▸ **Task goal**:
Lines from the one containing "Recreate this image" to the one containing "plt.rcParams['mathtext.bf'] = 'Liberation", both lines included, are to be extracted exactly from the data below; pictures are excluded.

▸ **Dataset**:
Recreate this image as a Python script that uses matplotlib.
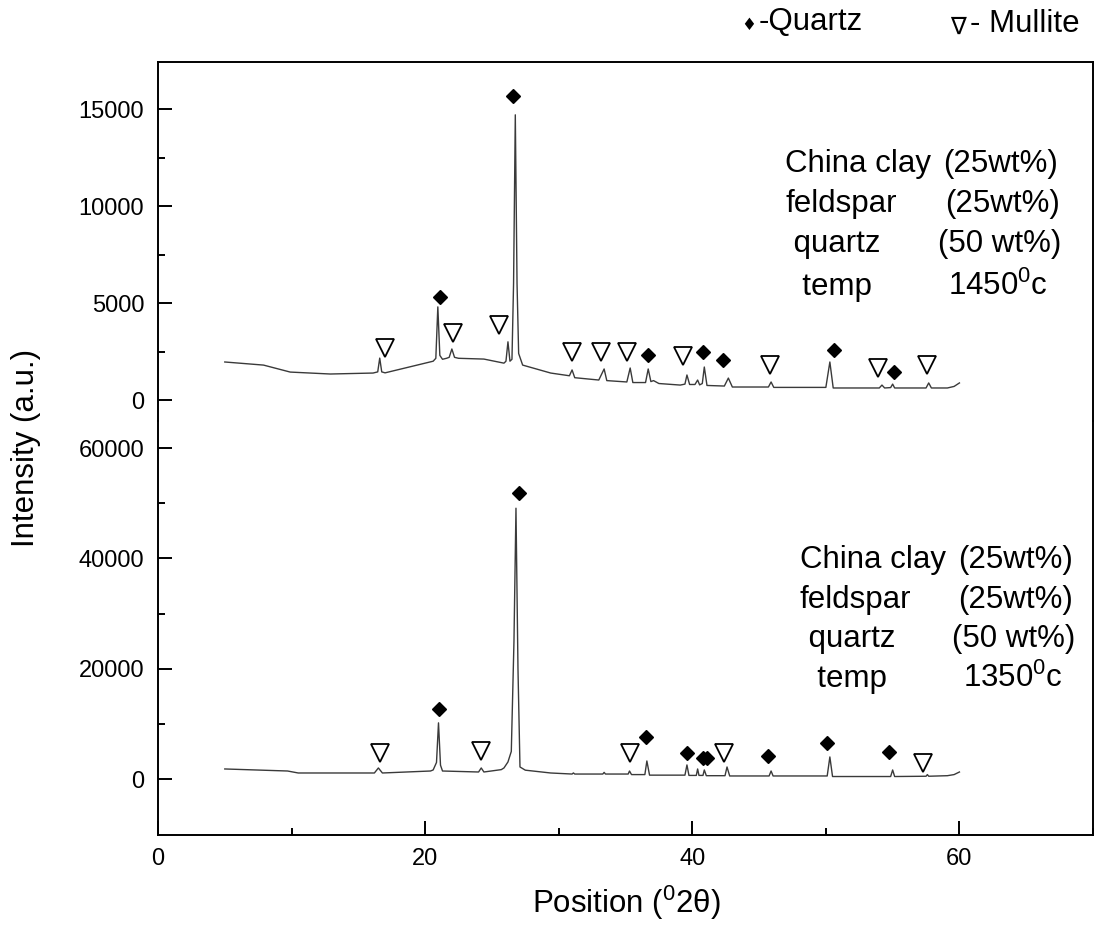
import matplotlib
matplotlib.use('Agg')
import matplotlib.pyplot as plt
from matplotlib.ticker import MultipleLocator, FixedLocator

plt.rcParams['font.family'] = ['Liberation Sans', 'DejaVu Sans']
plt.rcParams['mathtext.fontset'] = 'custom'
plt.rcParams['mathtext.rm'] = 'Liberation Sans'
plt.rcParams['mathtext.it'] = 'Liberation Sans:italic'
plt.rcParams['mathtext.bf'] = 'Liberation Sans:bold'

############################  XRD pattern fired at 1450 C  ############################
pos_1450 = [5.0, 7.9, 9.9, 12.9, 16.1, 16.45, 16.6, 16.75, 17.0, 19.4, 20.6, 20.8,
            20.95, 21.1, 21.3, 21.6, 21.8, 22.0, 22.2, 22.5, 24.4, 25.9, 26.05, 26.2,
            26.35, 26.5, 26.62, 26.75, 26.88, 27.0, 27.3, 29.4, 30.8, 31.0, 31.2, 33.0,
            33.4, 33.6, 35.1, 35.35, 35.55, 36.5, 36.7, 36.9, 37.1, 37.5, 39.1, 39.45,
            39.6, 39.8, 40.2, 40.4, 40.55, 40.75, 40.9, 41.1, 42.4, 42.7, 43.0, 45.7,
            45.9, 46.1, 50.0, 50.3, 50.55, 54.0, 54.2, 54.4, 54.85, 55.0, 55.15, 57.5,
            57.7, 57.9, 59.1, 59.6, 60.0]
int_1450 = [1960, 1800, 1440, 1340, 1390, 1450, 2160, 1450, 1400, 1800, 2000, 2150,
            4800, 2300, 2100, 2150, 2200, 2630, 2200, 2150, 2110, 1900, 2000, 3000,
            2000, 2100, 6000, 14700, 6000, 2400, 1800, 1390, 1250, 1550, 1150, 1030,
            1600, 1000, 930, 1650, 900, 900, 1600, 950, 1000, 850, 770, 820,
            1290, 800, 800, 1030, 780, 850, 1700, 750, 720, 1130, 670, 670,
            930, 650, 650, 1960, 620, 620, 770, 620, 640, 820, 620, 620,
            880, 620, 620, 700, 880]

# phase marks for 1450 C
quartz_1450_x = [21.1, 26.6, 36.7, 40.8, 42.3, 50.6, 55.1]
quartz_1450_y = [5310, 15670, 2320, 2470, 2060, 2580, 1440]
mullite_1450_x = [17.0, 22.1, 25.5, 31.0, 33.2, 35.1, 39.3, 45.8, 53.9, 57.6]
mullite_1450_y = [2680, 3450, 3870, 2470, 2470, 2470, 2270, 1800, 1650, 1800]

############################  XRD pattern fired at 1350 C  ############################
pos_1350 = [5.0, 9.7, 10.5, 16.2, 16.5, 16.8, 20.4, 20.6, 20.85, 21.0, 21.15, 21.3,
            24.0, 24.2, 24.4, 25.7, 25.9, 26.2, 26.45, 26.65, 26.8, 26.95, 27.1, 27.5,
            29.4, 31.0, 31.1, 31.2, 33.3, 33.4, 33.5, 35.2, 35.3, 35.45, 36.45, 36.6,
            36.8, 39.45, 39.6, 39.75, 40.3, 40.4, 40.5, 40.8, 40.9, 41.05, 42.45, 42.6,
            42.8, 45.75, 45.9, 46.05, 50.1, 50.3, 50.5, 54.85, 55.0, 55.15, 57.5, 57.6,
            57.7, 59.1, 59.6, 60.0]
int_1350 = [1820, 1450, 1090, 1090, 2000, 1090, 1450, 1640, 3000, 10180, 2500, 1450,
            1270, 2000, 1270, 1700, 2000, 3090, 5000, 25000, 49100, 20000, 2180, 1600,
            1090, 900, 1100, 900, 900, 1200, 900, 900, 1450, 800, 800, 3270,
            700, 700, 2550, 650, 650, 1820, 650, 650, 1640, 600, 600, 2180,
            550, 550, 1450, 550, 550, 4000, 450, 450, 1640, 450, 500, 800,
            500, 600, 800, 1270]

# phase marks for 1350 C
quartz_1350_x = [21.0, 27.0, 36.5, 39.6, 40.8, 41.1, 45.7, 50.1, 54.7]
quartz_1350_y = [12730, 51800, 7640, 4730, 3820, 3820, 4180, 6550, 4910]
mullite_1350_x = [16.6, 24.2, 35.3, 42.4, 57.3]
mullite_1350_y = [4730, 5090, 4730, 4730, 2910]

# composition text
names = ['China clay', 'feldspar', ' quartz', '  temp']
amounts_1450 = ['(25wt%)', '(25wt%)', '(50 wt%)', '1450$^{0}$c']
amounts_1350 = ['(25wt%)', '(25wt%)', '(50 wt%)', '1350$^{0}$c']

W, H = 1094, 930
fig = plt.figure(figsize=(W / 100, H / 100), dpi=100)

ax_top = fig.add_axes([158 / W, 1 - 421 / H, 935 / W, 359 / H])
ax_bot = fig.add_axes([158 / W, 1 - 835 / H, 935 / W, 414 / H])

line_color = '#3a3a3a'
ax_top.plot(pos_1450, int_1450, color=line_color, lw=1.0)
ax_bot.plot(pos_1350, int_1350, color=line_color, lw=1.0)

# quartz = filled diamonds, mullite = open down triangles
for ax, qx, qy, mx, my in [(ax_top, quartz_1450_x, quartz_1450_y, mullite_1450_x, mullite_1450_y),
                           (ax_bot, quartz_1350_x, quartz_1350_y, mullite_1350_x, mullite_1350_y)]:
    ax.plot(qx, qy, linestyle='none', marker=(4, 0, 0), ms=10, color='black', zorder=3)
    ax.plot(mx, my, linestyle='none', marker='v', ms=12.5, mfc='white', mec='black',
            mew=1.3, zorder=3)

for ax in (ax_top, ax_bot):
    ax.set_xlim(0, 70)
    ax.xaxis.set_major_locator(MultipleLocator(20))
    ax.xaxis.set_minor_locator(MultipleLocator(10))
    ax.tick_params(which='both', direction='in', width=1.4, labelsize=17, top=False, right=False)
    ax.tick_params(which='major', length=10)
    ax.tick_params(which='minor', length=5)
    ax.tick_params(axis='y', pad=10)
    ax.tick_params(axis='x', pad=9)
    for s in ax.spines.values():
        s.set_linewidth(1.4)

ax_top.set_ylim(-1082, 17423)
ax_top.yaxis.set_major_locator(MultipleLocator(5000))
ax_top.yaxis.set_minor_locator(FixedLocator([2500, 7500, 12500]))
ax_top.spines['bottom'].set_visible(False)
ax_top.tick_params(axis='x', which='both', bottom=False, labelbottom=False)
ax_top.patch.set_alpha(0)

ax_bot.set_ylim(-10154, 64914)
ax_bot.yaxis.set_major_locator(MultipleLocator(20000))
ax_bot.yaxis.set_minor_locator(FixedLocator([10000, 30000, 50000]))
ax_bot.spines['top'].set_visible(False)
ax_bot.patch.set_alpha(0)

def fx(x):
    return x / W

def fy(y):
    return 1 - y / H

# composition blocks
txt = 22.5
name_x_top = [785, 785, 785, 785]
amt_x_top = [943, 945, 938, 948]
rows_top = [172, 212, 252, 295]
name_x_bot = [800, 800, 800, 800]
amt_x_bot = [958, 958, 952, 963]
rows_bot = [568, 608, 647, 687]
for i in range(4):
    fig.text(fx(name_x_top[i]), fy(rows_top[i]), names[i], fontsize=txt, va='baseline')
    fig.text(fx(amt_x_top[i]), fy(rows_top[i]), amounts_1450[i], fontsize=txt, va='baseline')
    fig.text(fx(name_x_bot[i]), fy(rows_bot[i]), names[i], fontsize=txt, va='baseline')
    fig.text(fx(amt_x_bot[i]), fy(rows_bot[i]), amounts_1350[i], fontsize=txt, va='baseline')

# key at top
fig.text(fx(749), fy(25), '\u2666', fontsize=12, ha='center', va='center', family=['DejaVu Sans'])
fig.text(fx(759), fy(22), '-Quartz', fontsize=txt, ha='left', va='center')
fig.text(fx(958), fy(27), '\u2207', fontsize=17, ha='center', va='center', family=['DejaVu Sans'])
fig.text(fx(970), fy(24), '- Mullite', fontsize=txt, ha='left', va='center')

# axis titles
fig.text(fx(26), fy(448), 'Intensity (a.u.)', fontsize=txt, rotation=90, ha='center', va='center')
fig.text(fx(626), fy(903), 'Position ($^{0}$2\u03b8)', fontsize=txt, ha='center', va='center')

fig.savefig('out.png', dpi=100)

==

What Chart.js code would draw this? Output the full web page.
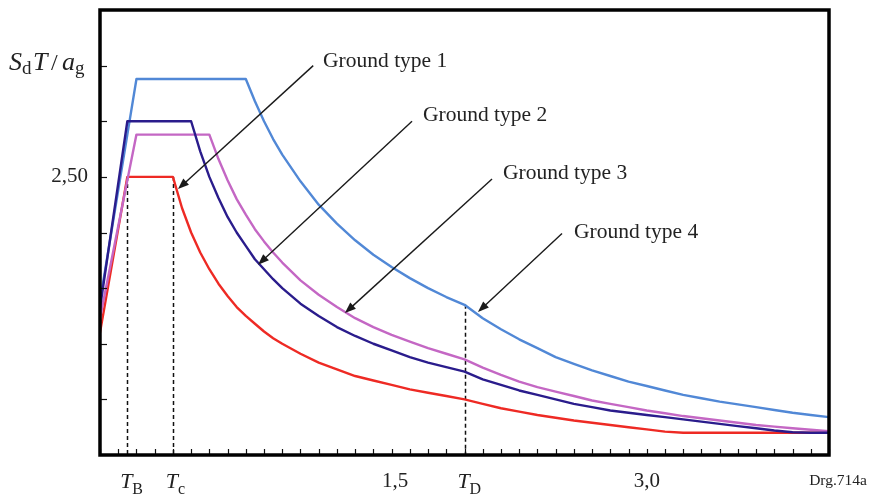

▸ **Answer below**:
Recreate this image as a Python script that uses matplotlib.
import matplotlib
matplotlib.use('Agg')
import matplotlib.pyplot as plt
from matplotlib.ticker import MultipleLocator, FixedLocator

plt.rcParams['font.family'] = ['Liberation Sans', 'DejaVu Sans']
plt.rcParams['mathtext.fontset'] = 'custom'
plt.rcParams['mathtext.rm'] = 'Liberation Sans'
plt.rcParams['mathtext.it'] = 'Liberation Sans:italic'
plt.rcParams['mathtext.bf'] = 'Liberation Sans:bold'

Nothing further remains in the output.